Earlier works in object detection regress visual features into bounding box coordinates. HPE, on the other hand, usually regresses visual features into heatmaps, each channel representing a human joint. Recently, research in HPE has inspired many works on object detection [40, 22, 28]. These works predict heatmaps for a set of special keypoints to infer detection results (bounding boxes). Based on this motivation, we propose to predict human keypoints to infer bounding box regions. Human keypoints are a special set of keypoints to represent detection of the human class only.
MOT aims to estimate trajectories of multiple objects by finding target locations while maintaining their identities across frames. Offline methods use both past and future frames to generate trajectories while online methods only exploit information that is available until the current frame. An online MOT pipeline  was presented with applying a single object tracker to keep tracking each target given these target detections in each frame. The target state is set as tracked until the tracking result becomes unreliable. The target is then regarded as lost, and data association is performed to compute the similarity between the track-let and detections. Our proposed online pose tracking framework also tracks each target (with corresponding keypoints) individually while keeping their identities, and performs data association when target is lost. However, our framework is distinct in several aspects: (a) the detection is generated by object detector only at key frames, therefore not necessarily provided at each frame. It can be provided scarcely; (b) the single object tracker is actually a pose estimator that predicts keypoints based on an enlarged region.
It is recently studied in  on how to effectively model dynamic skeletons with a specially tailored graph convolution operation. The graph convolution operation turns human skeletons into spatio-temporal representation of human actions. Inspired by this work, we propose to employ GCN to encode spatial relationship among human joints into a latent representation of human pose. The representation aims to robustly encode the pose, which is invariant to human location or view angle. We measure similarities of such encodings for the matching of human poses.

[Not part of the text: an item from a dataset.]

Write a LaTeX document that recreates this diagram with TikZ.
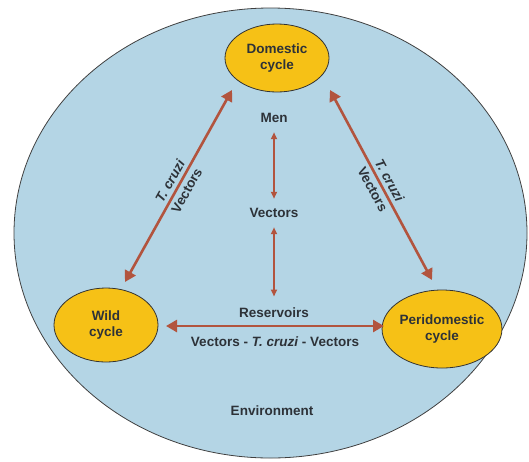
\documentclass[tikz,border=0pt]{standalone}
\usepackage{fontspec}
\setmainfont{Liberation Sans}
\usetikzlibrary{arrows.meta,shapes.geometric}
\definecolor{envblue}{RGB}{180,213,229}
\definecolor{cyclegold}{RGB}{246,193,22}
\definecolor{arrowred}{RGB}{178,84,62}
\definecolor{labelgray}{RGB}{45,50,56}

\begin{document}
\begin{tikzpicture}[x=1pt,y=-1pt,
		lbl/.style={font=\fontsize{13.5}{16}\selectfont\bfseries, text=labelgray, align=center},
		cyclenode/.style={ellipse, draw=black!80, line width=0.8pt, fill=cyclegold, inner sep=0pt, lbl},
		link/.style={draw=arrowred, line width=2.6pt, {Triangle[width=12pt,length=11pt]}-{Triangle[width=12pt,length=11pt]}},
		thinlink/.style={draw=arrowred, line width=1.8pt, {Triangle[width=6pt,length=7pt]}-{Triangle[width=6pt,length=7pt]}}]
		\useasboundingbox (0,0) rectangle (529,461);
		% environment
		\draw[draw=black!75, line width=0.8pt, fill=envblue] (270.5,233) ellipse [x radius=256.5, y radius=225];
		\node[lbl] (env) at (272,411) {Environment};
		% the three cycles
		\node[cyclenode, minimum width=104pt, minimum height=68pt] (dom) at (277,58) {Domestic\\cycle};
		\node[cyclenode, minimum width=104pt, minimum height=74pt] (wild) at (106,325) {Wild\\cycle};
		\node[cyclenode, minimum width=102pt, minimum height=78pt] (peri) at (442,329) {Peridomestic\\cycle};
		% middle labels
		\node[lbl] (men) at (274,118) {Men};
		\node[lbl] (vec) at (274,213) {Vectors};
		\node[lbl] (res) at (274,313) {Reservoirs};
		% arrow ends
		\coordinate (wildtop) at (125,282);
		\coordinate (domleft) at (232,90);
		\coordinate (domright) at (330,90);
		\coordinate (peritop) at (432,280);
		\coordinate (wildright) at (166,326);
		\coordinate (perileft) at (384,326);
		\draw[link] (wildtop) -- (domleft)
			node[midway, sloped, above=2.5pt, inner sep=1pt, lbl] {\itshape T. cruzi}
			node[midway, sloped, below=2.5pt, inner sep=1pt, lbl] {Vectors};
		\draw[link] (domright) -- (peritop)
			node[midway, sloped, above=2.5pt, inner sep=1pt, lbl] {\itshape T. cruzi}
			node[midway, sloped, below=2.5pt, inner sep=1pt, lbl] {Vectors};
		\draw[link] (wildright) -- (perileft)
			node[midway, below=6pt, lbl] {Vectors - \textit{T. cruzi} - Vectors};
		\draw[thinlink, shorten <=6pt, shorten >=6pt] (men.south) -- (vec.north);
		\draw[thinlink, shorten <=6pt, shorten >=8pt] (vec.south) -- (res.north);
\end{tikzpicture}
\end{document}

We propose a novel top-down pose tracking framework. It has been proved that human pose can be employed for better inference of human locations . We observe that, in a top-down approach, accurate human locations also ease the estimation of human poses. We further study the relationships between these two levels of information: (1) Coarse person location can be distilled into body keypoints by a single-person pose estimator. (2) The position of human joints can be straightforwardly used to indicate rough locations of human candidates. (3) Thus, recurrently estimating one from the other is a feasible strategy for Single-person Pose Tracking (SPT).

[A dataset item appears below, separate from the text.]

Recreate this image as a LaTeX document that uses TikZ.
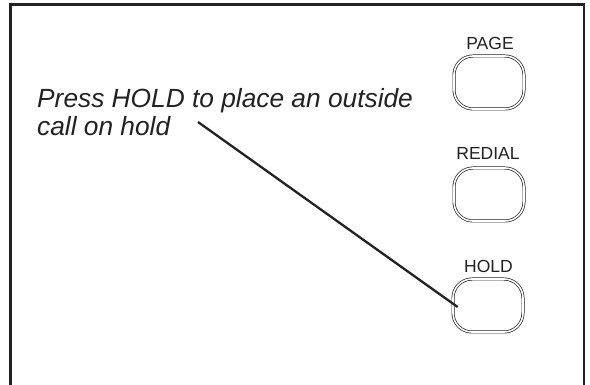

However, it is not a good idea to merely consider the Multi-target Pose Tracking (MPT) problem as a repeated SPT problem for multiple individuals. Because certain constraints need to be met, e.g., in a certain frame, two different IDs should not belong to the same person; neither two candidates should share the same identity. A better way is to track multiple individuals simultaneously and preserve/update their identities with an additional Re-ID module. The Re-ID module is essential because it is usually hard to maintain correct identities all the way. It is unlikely to track the individual poses effectively across frames of the entire video. For instance, under the following scenarios, identities have to be updated: (1) some people disappear from the camera view or get occluded; (2) new candidates come in or previous candidates re-appear; (3) people walk across each other (two identities may merge into one if not treated carefully); (4) tracking fails due to fast camera shifting or zooming.
In our method, we first treat each human candidate separately such that their corresponding identity is kept across the frames. In this way, we circumvent the time-consuming offline optimization procedure. In case the tracked candidate is lost due to occlusion or camera shift, we then call the detection module to revive candidates and associate them to the tracked targets from the previous frame via pose matching. In this way, we accomplish multi-target pose tracking with an SPT module and a pose matching module.

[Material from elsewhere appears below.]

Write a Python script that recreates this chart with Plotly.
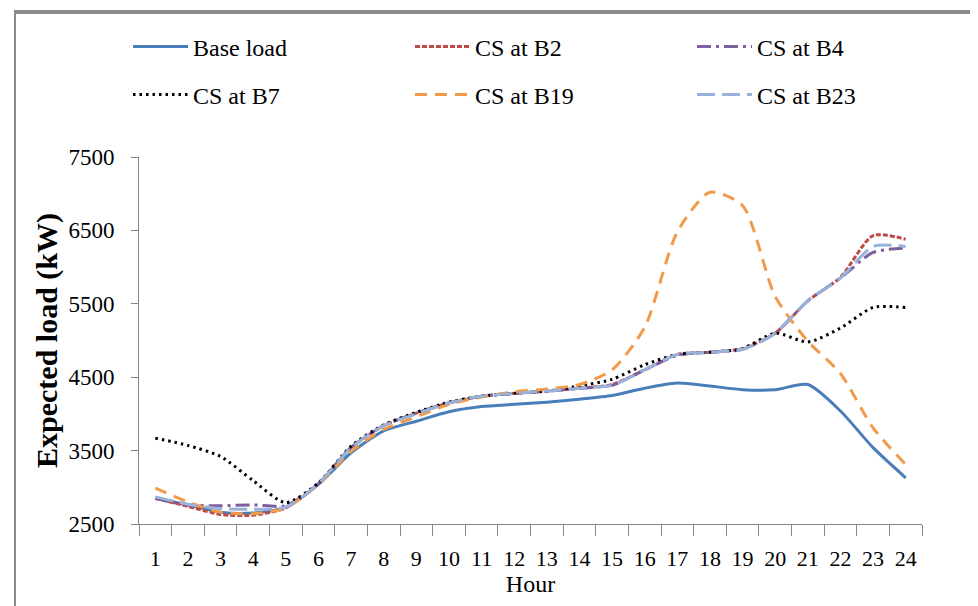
import plotly.graph_objects as go

hours = [str(h) for h in range(1, 25)]
base_load = [2850, 2760, 2660, 2650, 2730, 3040, 3470, 3770, 3900, 4030, 4100, 4130,
             4160, 4200, 4250, 4350, 4420, 4380, 4330, 4330, 4400, 4040, 3540, 3130]
cs_b2 = [2850, 2740, 2630, 2620, 2720, 3050, 3540, 3840, 4010, 4150, 4240, 4280,
         4310, 4350, 4400, 4600, 4810, 4840, 4890, 5100, 5540, 5860, 6430, 6380]
cs_b4 = [2850, 2760, 2750, 2760, 2750, 3050, 3540, 3840, 4010, 4150, 4240, 4280,
         4310, 4350, 4390, 4600, 4800, 4840, 4880, 5100, 5540, 5850, 6200, 6260]
cs_b7 = [3670, 3570, 3420, 3090, 2790, 3060, 3560, 3850, 4020, 4160, 4240, 4280,
         4310, 4380, 4470, 4670, 4810, 4840, 4890, 5100, 4980, 5170, 5450, 5450]
cs_b19 = [2990, 2800, 2660, 2640, 2720, 3040, 3490, 3790, 3960, 4130, 4230, 4300,
          4340, 4400, 4600, 5180, 6480, 7020, 6840, 5600, 4990, 4550, 3810, 3310]
cs_b23 = [2870, 2770, 2710, 2700, 2730, 3050, 3540, 3840, 4000, 4150, 4240, 4280,
          4310, 4350, 4390, 4600, 4810, 4840, 4880, 5100, 5540, 5850, 6280, 6280]

FONT = "Liberation Serif"
W, H = 978, 606
L, R, T, B = 131, 64, 149, 90
pw, ph = W - L - R, H - T - B

series = [
    ("Base load", base_load, "#4A7EBB", "solid", "legend"),
    ("CS at B2", cs_b2, "#BE4B48", "5px,2px", "legend"),
    ("CS at B4", cs_b4, "#7D5FA0", "14px,5px,3px,5px", "legend"),
    ("CS at B7", cs_b7, "#000000", "2.5px,4px", "legend2"),
    ("CS at B19", cs_b19, "#F09A4A", "12px,8px", "legend2"),
    ("CS at B23", cs_b23, "#98B2D9", "18px,7px", "legend2"),
]

fig = go.Figure()
for name, vals, color, dash, lg in series:
    fig.add_trace(go.Scatter(
        x=hours, y=vals, name=name, mode="lines", legend=lg,
        line=dict(color=color, width=3, dash=dash, shape="spline", smoothing=0.7),
    ))

def px_x(p):
    return (p - L) / pw

def px_y(p):
    return (H - B - p) / ph

legend_common = dict(
    orientation="h", xref="paper", yref="paper", xanchor="left", yanchor="middle",
    font=dict(family=FONT, size=24, color="#000000"),
    itemwidth=55, entrywidth=212, entrywidthmode="pixels",
    bgcolor="rgba(0,0,0,0)", traceorder="normal",
)

fig.update_layout(
    width=W, height=H,
    margin=dict(l=L, r=R, t=T, b=B),
    paper_bgcolor="white", plot_bgcolor="white",
    font=dict(family=FONT, color="#000000"),
    showlegend=True,
    legend=dict(x=px_x(120), y=px_y(39), **legend_common),
    legend2=dict(x=px_x(120), y=px_y(87), **legend_common),
    xaxis=dict(
        type="category", range=[-0.5, 23.5],
        showgrid=False, zeroline=False,
        showline=True, linecolor="#868686", linewidth=1,
        ticks="outside", ticklen=11, tickcolor="#868686", tickson="boundaries",
        tickfont=dict(family=FONT, size=22, color="#000000"),
        ticklabelstandoff=15,
        title=dict(text="Hour", font=dict(family=FONT, size=24, color="#000000"), standoff=0),
    ),
    yaxis=dict(
        range=[2500, 7500], dtick=1000, tick0=2500,
        showgrid=False, zeroline=False,
        showline=True, linecolor="#868686", linewidth=1,
        ticks="outside", ticklen=7, tickcolor="#868686",
        tickfont=dict(family=FONT, size=23, color="#000000"),
        ticklabelstandoff=12,
        title=dict(text="<b>Expected load (kW)</b>",
                   font=dict(family=FONT, size=30, color="#000000"), standoff=1),
    ),
    shapes=[
        dict(type="line", xref="paper", yref="paper", x0=px_x(6), x1=px_x(978),
             y0=px_y(4), y1=px_y(4), line=dict(color="#8A8A8A", width=4)),
        dict(type="line", xref="paper", yref="paper", x0=px_x(7), x1=px_x(7),
             y0=px_y(2), y1=px_y(605), line=dict(color="#8A8A8A", width=2)),
        dict(type="line", xref="paper", yref="paper", x0=px_x(7), x1=px_x(978),
             y0=px_y(604), y1=px_y(604), line=dict(color="#BDBDBD", width=1)),
    ],
)

fig.write_html("out.html")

Specifically, the bounding box of the person in the upcoming frame is inferred from the joints estimated by the pose module from the current frame. We find the minimum and maximum coordinates and enlarge this ROI region by 20% on each side. The enlarged bounding box is treated as the localized region for this person in the next frame. If the average confidence score from the estimated joints is lower than the standard , it reflects that the target is lost since the joints are not likely to appear in the bounding box region. The state of the target is defined as:
If the target is lost, we have two modes: (1) Fixed Keyframe Interval (FKI) mode. Neglect this target until the scheduled next key-frame, where the detection module re-generate the candidates and then associate their IDs to the tracking history. (2) Adaptive Keyframe Interval (AKI) mode. Immediately revive the missing target by candidate detection and identity association. The advantage of FKI mode is that the frame rate of pose tracking is stable due to the fixed interval of keyframes. The advantage of AKI mode is that the average frame rate can be higher for non-complex videos. In our experiments, we incorporate them by taking keyframes with fixed intervals while also calling detection module once a target is lost before the arrival of the next arranged keyframe. The tracking accuracy is higher because when a target is lost, it is handled immediately.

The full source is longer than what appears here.